┌────────

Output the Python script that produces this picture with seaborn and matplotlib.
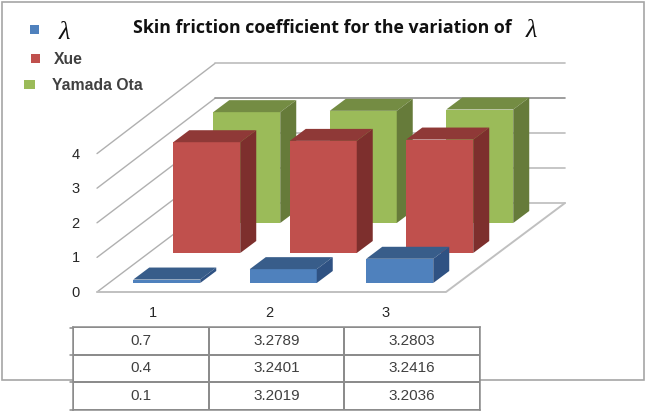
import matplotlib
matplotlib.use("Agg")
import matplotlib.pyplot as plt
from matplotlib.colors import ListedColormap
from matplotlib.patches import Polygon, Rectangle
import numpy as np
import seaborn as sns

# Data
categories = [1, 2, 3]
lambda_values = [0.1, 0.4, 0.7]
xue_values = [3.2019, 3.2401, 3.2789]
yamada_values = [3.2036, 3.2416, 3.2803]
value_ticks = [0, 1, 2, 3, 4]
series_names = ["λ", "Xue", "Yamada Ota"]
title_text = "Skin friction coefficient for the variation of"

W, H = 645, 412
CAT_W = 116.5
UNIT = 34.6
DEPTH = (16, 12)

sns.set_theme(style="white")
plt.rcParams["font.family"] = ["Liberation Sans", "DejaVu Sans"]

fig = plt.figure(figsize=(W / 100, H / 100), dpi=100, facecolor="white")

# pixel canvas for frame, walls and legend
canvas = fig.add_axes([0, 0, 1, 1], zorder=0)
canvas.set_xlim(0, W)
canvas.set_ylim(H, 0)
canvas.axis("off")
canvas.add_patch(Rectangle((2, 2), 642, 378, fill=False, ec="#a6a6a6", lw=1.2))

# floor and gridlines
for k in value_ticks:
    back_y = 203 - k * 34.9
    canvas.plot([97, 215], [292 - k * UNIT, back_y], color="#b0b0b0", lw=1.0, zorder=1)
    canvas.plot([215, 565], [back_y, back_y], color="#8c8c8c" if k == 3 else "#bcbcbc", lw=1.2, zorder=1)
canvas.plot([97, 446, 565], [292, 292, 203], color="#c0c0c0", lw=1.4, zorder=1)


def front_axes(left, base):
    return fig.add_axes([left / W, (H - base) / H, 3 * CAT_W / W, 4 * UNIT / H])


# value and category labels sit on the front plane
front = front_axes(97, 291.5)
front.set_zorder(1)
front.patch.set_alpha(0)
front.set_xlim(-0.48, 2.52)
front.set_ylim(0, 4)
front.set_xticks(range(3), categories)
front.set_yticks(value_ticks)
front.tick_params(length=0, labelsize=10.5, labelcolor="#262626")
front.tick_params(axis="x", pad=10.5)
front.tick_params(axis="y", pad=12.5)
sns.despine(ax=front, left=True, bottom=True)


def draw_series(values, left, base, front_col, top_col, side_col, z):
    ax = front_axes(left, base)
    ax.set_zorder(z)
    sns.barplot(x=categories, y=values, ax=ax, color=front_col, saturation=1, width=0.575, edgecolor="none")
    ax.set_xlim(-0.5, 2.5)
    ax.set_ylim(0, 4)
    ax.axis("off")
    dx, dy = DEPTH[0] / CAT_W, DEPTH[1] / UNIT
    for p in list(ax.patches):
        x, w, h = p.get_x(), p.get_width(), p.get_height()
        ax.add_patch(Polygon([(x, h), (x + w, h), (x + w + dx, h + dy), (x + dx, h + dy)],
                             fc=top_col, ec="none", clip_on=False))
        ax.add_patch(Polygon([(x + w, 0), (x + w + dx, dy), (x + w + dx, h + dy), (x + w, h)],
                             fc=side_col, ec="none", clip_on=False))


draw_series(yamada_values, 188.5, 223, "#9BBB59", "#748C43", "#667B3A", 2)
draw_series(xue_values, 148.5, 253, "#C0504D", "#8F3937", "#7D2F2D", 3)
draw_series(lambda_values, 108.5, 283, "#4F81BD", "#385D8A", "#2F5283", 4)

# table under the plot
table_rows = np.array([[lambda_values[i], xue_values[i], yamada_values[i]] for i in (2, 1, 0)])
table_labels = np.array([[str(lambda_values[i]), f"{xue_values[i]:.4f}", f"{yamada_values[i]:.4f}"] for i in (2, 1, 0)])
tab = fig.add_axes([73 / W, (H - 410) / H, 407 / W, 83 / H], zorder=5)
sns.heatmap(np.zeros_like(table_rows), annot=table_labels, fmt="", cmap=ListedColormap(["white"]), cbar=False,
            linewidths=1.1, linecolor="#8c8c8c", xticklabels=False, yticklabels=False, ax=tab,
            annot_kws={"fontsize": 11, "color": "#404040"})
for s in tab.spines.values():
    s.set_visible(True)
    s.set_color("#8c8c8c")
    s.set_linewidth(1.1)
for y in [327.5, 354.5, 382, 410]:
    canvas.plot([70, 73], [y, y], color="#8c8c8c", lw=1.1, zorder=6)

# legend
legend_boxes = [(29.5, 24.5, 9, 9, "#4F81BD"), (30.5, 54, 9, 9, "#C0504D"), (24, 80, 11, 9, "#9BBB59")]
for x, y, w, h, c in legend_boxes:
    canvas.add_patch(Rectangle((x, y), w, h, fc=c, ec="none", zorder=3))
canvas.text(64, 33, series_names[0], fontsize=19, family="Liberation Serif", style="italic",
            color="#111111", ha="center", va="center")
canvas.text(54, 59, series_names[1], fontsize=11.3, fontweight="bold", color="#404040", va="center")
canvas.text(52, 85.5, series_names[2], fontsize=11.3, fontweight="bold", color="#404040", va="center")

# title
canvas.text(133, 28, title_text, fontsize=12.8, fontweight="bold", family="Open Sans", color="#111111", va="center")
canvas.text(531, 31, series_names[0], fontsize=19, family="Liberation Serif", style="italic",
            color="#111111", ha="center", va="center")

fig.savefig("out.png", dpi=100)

└────────

> _Prompt_
From the opening line of the listing above through the line bearing "import seaborn as sns", repeat each line exactly. Drop every picture.

> _Exercise solution_
Output the Python script that produces this picture with seaborn and matplotlib.
import matplotlib
matplotlib.use("Agg")
import matplotlib.pyplot as plt
from matplotlib.colors import ListedColormap
from matplotlib.patches import Polygon, Rectangle
import numpy as np
import seaborn as sns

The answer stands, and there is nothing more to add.